- [WRITTEN REQUEST]: Wherever the word "with" appears in a line, extract that line.

* begin RECORDS FOR THE TASK *

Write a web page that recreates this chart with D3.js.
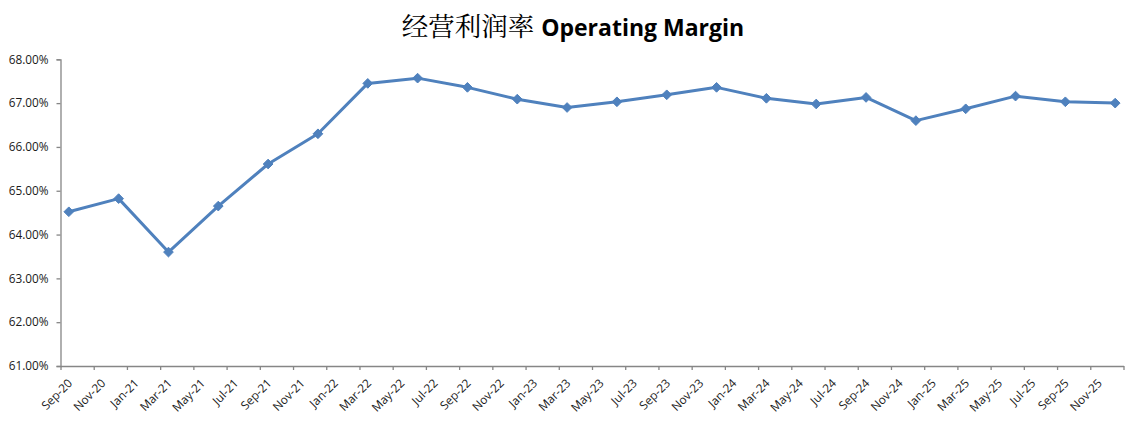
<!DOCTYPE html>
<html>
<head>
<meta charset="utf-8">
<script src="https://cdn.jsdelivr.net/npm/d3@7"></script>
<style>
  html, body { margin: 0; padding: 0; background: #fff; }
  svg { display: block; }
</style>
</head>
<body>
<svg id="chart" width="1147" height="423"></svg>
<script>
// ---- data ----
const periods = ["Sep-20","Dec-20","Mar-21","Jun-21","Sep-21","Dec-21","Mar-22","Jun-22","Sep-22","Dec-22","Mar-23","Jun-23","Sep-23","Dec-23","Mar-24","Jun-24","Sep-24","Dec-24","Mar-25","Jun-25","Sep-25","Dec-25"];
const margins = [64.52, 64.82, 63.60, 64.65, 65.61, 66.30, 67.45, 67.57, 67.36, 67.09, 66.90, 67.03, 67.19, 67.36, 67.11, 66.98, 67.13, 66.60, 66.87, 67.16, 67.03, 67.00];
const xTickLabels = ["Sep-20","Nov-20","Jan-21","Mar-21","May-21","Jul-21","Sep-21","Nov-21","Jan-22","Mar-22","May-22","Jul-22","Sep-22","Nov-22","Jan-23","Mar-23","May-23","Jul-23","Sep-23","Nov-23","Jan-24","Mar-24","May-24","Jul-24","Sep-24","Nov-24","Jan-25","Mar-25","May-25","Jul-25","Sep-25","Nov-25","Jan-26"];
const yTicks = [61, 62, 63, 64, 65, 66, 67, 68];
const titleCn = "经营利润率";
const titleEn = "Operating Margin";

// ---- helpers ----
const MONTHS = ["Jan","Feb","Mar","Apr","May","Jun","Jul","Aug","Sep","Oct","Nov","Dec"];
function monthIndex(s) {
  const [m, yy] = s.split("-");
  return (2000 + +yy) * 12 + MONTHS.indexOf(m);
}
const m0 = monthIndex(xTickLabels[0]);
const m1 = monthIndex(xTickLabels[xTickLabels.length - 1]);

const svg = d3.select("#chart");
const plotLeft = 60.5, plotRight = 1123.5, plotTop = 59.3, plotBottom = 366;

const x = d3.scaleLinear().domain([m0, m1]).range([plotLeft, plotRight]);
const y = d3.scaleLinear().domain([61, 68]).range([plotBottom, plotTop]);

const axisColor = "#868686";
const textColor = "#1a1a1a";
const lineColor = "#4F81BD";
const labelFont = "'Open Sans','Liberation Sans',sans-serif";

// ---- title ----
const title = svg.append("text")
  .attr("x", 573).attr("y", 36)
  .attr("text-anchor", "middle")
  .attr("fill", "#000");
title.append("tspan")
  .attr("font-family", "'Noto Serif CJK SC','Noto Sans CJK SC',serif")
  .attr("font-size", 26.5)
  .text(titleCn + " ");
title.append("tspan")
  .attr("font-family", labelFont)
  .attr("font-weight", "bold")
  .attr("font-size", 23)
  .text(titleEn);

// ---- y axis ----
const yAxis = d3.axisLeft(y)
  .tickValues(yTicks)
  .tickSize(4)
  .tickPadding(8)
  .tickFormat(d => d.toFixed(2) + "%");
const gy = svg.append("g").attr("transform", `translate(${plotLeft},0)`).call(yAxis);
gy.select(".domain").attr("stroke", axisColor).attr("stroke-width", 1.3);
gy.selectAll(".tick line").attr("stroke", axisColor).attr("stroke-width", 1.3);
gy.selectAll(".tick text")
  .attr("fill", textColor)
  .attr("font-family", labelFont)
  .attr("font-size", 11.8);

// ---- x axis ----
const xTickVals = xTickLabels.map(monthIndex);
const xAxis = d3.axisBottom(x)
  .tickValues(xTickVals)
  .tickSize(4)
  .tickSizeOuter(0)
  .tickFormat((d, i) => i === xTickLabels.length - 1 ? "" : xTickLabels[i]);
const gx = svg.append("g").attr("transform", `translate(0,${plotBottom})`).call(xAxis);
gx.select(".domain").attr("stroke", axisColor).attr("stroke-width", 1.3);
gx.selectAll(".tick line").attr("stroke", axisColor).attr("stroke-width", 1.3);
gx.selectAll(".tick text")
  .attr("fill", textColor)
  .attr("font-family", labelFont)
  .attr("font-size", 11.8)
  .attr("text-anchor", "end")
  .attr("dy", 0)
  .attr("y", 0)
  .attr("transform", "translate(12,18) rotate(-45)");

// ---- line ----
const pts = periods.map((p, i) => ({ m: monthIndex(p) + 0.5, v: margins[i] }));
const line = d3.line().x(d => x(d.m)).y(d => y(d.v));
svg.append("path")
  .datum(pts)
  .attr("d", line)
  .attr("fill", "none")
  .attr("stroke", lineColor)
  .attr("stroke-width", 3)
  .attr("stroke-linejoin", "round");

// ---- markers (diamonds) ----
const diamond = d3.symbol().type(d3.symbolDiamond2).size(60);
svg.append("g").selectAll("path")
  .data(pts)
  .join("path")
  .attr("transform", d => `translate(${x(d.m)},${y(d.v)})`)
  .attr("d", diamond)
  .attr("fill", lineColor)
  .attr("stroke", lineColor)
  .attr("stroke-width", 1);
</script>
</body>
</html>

* end RECORDS FOR THE TASK *
* begin RECORDS FOR THE TASK *

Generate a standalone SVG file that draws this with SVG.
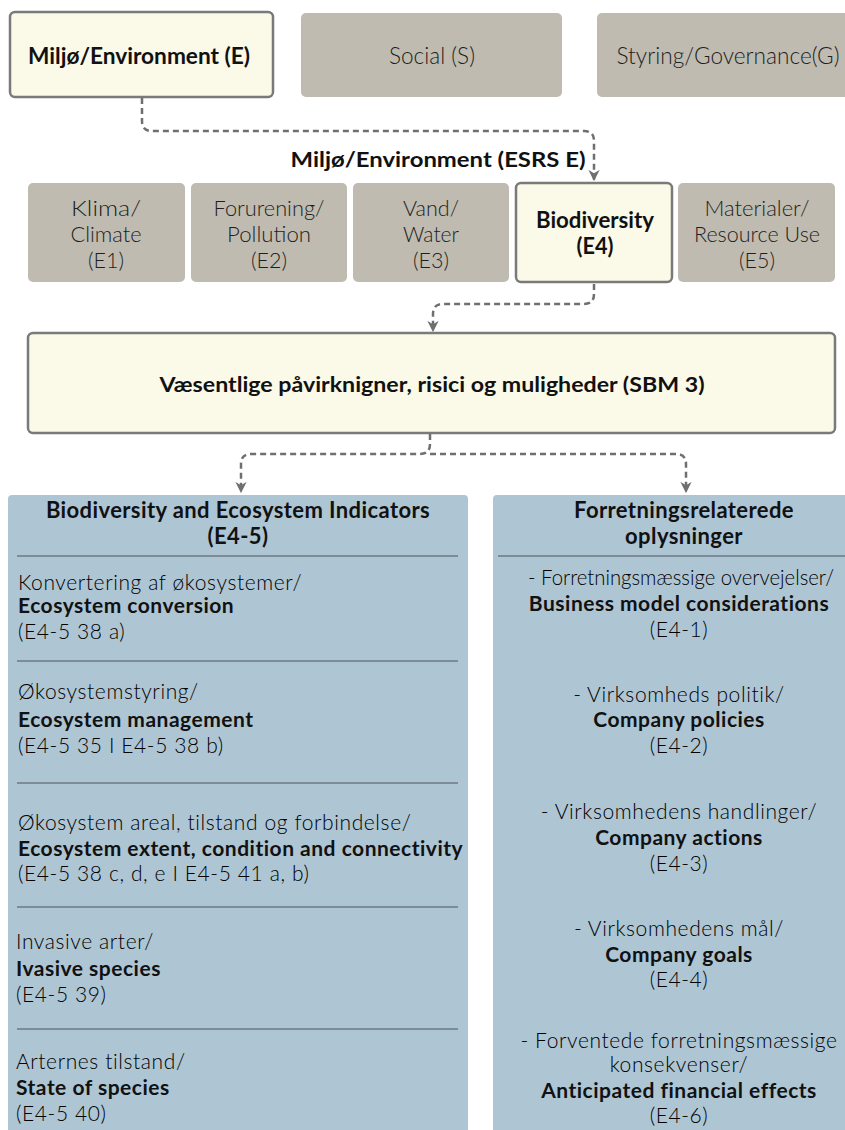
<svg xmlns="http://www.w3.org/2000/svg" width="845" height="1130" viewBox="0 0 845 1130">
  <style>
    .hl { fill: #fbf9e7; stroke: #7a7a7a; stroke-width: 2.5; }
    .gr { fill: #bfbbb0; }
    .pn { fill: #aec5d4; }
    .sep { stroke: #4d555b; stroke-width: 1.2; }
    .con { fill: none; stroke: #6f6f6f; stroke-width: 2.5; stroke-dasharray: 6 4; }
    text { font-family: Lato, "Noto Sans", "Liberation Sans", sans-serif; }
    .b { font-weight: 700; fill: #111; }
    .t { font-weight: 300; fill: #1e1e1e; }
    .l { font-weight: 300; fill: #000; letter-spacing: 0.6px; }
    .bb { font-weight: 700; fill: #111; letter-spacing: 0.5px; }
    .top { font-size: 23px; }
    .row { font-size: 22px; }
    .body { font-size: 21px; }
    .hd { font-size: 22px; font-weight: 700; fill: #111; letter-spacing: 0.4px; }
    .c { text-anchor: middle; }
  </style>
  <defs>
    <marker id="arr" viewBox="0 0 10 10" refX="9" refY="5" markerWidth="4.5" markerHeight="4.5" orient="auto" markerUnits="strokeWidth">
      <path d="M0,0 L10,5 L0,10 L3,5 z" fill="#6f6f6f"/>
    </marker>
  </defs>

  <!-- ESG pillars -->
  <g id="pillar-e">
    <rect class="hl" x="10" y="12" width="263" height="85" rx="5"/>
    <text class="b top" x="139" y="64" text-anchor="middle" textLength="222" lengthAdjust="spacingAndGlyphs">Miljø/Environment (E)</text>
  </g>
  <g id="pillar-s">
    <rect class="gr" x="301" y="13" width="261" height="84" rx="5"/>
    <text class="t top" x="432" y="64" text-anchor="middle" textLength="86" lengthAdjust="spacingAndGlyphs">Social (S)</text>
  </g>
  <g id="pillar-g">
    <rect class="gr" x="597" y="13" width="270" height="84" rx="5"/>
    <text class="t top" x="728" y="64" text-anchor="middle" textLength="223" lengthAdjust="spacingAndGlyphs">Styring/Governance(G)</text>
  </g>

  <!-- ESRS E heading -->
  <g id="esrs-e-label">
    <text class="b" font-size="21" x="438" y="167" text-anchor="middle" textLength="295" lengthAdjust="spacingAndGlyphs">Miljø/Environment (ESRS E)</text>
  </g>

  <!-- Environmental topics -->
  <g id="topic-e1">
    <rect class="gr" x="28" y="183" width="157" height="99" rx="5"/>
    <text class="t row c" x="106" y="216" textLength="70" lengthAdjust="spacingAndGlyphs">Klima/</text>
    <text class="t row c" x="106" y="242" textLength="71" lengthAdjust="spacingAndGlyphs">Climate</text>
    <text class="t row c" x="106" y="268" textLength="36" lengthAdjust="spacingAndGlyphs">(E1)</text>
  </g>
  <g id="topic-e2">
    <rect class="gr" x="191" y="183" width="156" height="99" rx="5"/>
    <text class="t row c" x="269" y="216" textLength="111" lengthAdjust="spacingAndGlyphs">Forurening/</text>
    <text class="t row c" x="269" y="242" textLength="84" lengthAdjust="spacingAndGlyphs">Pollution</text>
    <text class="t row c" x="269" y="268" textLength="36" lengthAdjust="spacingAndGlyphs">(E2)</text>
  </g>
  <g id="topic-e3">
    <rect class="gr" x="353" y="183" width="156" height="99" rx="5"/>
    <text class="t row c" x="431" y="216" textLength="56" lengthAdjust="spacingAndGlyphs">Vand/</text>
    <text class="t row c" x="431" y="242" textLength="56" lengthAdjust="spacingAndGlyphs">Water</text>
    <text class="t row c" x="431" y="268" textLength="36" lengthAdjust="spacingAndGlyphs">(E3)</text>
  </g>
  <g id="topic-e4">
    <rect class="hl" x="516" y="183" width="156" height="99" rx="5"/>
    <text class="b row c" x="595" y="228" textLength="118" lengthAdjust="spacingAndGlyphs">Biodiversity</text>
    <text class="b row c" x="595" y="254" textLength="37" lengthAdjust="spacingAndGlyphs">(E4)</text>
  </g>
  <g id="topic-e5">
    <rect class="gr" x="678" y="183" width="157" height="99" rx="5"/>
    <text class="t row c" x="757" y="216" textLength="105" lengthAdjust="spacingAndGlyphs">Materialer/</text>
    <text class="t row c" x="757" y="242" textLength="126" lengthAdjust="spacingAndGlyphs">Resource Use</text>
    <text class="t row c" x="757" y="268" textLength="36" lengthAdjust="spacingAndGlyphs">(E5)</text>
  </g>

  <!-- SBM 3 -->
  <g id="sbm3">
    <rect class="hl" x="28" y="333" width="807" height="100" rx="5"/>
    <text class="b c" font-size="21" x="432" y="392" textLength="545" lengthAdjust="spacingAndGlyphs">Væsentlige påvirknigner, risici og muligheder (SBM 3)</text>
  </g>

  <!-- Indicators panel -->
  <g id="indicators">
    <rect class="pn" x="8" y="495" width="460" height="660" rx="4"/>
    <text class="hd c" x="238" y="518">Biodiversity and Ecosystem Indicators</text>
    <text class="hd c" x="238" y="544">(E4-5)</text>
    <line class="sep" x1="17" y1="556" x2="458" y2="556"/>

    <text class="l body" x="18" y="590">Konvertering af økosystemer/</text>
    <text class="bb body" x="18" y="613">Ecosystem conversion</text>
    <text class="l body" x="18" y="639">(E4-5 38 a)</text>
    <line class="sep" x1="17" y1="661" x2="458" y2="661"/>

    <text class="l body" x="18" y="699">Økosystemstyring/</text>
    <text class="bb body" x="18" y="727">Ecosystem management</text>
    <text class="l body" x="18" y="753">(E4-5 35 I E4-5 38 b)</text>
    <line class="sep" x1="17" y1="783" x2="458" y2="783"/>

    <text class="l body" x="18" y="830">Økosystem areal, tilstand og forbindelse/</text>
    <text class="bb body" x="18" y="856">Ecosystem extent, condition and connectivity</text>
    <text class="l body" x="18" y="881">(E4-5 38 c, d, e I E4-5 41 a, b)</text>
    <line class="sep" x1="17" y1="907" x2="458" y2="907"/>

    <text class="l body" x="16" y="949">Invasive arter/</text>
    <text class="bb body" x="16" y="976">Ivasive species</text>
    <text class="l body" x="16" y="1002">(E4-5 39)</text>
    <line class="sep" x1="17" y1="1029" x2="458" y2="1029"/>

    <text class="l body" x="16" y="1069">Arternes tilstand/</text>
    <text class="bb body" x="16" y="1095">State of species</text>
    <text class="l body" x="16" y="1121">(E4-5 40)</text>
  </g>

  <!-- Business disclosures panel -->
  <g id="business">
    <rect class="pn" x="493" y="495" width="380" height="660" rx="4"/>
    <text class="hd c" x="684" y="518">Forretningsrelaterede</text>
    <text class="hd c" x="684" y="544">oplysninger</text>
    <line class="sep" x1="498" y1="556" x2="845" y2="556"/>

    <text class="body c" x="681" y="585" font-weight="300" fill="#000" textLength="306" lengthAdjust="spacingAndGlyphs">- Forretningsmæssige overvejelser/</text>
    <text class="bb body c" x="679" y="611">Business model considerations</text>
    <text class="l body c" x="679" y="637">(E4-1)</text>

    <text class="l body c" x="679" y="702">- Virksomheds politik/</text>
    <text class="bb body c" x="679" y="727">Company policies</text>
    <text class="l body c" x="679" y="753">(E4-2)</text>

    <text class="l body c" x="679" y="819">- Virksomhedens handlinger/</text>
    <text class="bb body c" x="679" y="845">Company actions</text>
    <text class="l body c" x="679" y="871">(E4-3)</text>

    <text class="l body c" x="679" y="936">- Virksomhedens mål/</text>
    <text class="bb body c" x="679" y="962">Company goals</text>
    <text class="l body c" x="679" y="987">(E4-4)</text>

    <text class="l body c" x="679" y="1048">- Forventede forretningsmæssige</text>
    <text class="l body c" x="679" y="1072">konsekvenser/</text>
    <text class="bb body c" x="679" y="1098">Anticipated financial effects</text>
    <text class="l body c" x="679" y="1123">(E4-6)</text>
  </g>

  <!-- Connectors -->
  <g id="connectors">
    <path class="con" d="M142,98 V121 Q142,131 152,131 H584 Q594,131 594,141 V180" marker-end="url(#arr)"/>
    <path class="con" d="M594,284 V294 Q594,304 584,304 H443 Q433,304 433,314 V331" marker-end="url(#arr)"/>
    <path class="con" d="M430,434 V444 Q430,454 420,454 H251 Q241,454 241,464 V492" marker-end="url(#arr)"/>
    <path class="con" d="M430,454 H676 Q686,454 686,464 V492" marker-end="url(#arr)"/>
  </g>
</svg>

* end RECORDS FOR THE TASK *
* begin RECORDS FOR THE TASK *

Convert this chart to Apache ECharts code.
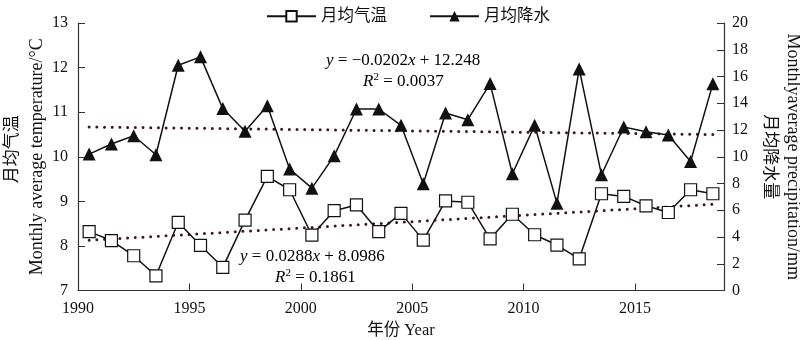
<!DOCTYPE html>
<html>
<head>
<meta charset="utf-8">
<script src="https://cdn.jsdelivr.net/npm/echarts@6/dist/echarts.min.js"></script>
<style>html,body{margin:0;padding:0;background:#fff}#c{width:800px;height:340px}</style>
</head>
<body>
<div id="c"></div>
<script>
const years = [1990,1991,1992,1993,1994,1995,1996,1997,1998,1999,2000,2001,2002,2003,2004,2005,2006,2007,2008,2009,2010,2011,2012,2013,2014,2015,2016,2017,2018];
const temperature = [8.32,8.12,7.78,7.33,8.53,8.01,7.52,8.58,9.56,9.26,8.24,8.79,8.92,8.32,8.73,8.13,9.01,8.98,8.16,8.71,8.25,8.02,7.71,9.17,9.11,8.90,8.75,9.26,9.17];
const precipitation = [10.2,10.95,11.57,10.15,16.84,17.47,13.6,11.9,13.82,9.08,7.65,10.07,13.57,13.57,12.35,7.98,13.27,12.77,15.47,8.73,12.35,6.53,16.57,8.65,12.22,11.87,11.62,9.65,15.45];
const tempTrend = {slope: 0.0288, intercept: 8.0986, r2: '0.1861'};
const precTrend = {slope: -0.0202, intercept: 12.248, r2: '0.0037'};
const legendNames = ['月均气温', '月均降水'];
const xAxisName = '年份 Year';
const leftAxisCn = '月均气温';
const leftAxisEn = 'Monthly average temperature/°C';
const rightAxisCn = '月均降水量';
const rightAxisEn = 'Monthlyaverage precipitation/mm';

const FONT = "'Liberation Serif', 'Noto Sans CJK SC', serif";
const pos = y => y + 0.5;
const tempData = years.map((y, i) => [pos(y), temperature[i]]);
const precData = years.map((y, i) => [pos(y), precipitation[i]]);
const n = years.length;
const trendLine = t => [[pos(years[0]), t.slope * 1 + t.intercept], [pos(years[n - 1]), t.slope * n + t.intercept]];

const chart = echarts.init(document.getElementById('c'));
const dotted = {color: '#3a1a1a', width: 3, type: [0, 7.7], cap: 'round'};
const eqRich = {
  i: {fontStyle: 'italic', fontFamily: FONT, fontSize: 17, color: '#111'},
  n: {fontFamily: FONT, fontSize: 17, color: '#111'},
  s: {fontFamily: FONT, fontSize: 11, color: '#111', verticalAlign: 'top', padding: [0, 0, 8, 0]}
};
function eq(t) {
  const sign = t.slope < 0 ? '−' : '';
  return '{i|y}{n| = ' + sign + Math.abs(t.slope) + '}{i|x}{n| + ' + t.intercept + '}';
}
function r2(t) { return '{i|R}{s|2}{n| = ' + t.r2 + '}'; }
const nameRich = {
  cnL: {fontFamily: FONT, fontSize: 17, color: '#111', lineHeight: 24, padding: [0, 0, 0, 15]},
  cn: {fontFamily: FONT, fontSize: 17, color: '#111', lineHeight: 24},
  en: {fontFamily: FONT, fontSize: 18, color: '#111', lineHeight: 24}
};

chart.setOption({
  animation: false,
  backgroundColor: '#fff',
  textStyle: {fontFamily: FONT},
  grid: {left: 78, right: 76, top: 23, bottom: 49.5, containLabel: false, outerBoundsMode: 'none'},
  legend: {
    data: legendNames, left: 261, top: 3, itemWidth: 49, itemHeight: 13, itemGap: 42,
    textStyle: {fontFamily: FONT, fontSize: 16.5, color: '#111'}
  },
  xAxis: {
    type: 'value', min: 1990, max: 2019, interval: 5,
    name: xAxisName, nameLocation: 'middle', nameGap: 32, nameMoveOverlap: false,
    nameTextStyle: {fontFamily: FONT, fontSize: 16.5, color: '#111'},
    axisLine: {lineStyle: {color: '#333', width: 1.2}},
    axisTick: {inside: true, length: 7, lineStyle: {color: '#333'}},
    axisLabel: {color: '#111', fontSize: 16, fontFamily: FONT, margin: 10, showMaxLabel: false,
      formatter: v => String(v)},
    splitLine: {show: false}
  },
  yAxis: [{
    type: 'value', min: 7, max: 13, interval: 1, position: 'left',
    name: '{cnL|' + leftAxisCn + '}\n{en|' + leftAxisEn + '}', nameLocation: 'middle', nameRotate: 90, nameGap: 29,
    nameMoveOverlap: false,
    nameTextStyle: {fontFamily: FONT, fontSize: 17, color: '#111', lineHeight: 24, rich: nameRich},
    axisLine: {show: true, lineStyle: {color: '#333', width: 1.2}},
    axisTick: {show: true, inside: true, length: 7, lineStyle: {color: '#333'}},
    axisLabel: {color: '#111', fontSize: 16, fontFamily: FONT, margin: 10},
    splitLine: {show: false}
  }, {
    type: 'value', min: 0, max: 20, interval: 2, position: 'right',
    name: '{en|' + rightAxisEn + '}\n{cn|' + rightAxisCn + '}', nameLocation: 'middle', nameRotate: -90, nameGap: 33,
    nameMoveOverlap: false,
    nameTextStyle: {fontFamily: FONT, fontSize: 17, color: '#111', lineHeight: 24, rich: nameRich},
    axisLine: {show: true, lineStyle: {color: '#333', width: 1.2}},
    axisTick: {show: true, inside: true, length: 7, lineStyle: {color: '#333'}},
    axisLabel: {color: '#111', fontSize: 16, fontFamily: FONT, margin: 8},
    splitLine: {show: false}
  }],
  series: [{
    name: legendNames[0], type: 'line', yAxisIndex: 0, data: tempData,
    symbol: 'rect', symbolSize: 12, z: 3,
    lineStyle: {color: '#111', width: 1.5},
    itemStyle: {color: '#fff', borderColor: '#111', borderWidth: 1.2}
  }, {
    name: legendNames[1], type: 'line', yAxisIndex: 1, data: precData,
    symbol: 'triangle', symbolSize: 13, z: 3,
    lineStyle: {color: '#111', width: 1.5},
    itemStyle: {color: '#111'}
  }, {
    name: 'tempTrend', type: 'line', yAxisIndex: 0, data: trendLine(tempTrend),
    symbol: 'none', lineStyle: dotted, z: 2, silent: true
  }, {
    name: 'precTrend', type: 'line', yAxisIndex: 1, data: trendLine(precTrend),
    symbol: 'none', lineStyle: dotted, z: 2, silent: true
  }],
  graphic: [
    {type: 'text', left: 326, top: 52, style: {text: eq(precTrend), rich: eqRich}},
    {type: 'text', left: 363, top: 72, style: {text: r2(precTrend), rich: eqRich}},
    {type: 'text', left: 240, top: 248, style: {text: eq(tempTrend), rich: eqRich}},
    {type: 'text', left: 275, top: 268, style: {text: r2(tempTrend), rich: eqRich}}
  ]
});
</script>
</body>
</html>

* end RECORDS FOR THE TASK *

- [SOLUTION TO THIS EXERCISE]:
Write a web page that recreates this chart with D3.js.
Generate a standalone SVG file that draws this with SVG.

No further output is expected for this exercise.